If you are set on buying a steel string acoustic guitar then you need to spend more. A cheap steel string guitar is an instrument that will make music lessons and music practice unpleasant. One with low action (strings closer to the fret board) possibly closer to $300-$500 will do the trick nicely.
Buying the Next Guitar
Once you or your child have 'paid their dues' with music lessons and practice you may feel ready for a new (or new to you) guitar. Now that you know more about guitar and guitar playing you may have a better understanding of what you need in a guitar.
Acoustic or Electric
With younger guitar students much of their formative music instruction is centered on playing and learning on the acoustic to prove to their parents they deserve an electric. The main case for getting the electric is just that...the kid wants it. The electric was what inspired them to start in the first place.
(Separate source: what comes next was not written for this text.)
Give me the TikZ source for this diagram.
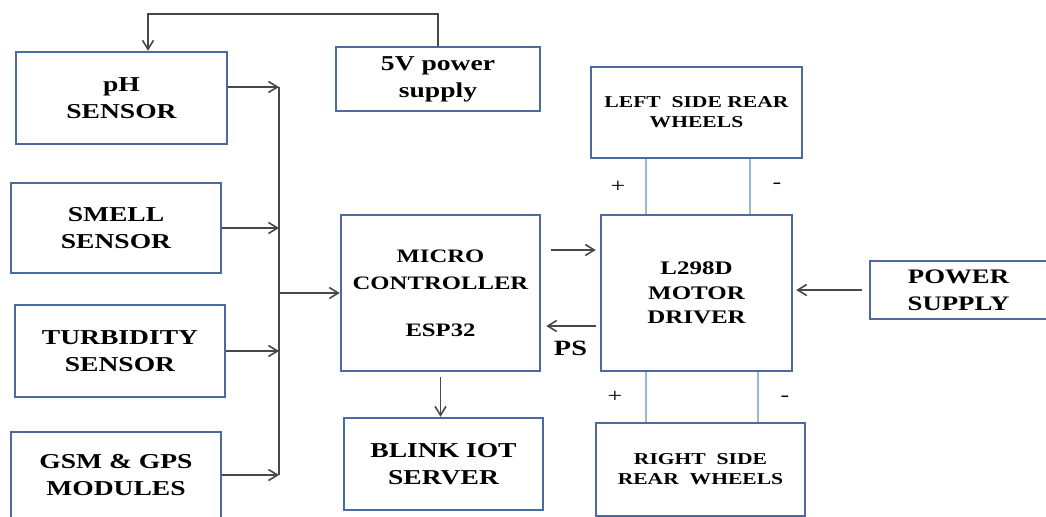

The main tipping point between buying an electric and acoustic guitar is the OVERALL cost. Whatever budget you set, let's say $500, has to be split in ½ or doubled when considering an electric because the electric guitar needs an electric guitar amplifier.
So if you want a $500 guitar you'll get one with an acoustic guitar but if you want an electric then you have to take your $500 and spend some on the guitar and some on the amp or you need to spend more to get that amp.
Now, it is possible to get a electric guitar 'package' that contains the guitar and amp but in all honesty back 10-15 years ago the amps that came with those weren't very good and they aren't as good as that now. They are basically mini transistor radios and sound like it...you'd be better off with an acoustic.
Todays budget electric guitars are much better instruments than they were 10-20 years ago so we find it odd that the amps they package up with them are much worse. If we do the math it makes sense...a student model electric guitar might cost $200-$300 guitar amp packages cost $300-$400. That means $100 dollars covers the cost of the amp, cable DVD, book, picks etc. We would recommend buying a guitar and amp seperately. You can get a decent practice amp for under $200.
What you need in a Guitar Amplifier
Practice amps can come with lots of apparent bells and whistles but there is only one that you need to look for...Reverb! Reverb! Reverb! Not delay, not echo, not chorus, not tremelo Why?
- Reverb in amps seems to be the dividing line between a "tinny" thin sounding amp and a pleasant, practice enhancing, amplifier.
- Reverb gives any amp or guitar that ambience to the sound and takes away the dry dead sound of cheaper reverb free amps
All amps come with the 2nd channel (distortion) so it is rarely something you have to seek out.
At our music school we use 4 Traynor DG 15s the have reverb, distortion, a headphone jack for silent practice, CD input for play along and are not too loud even on full blast.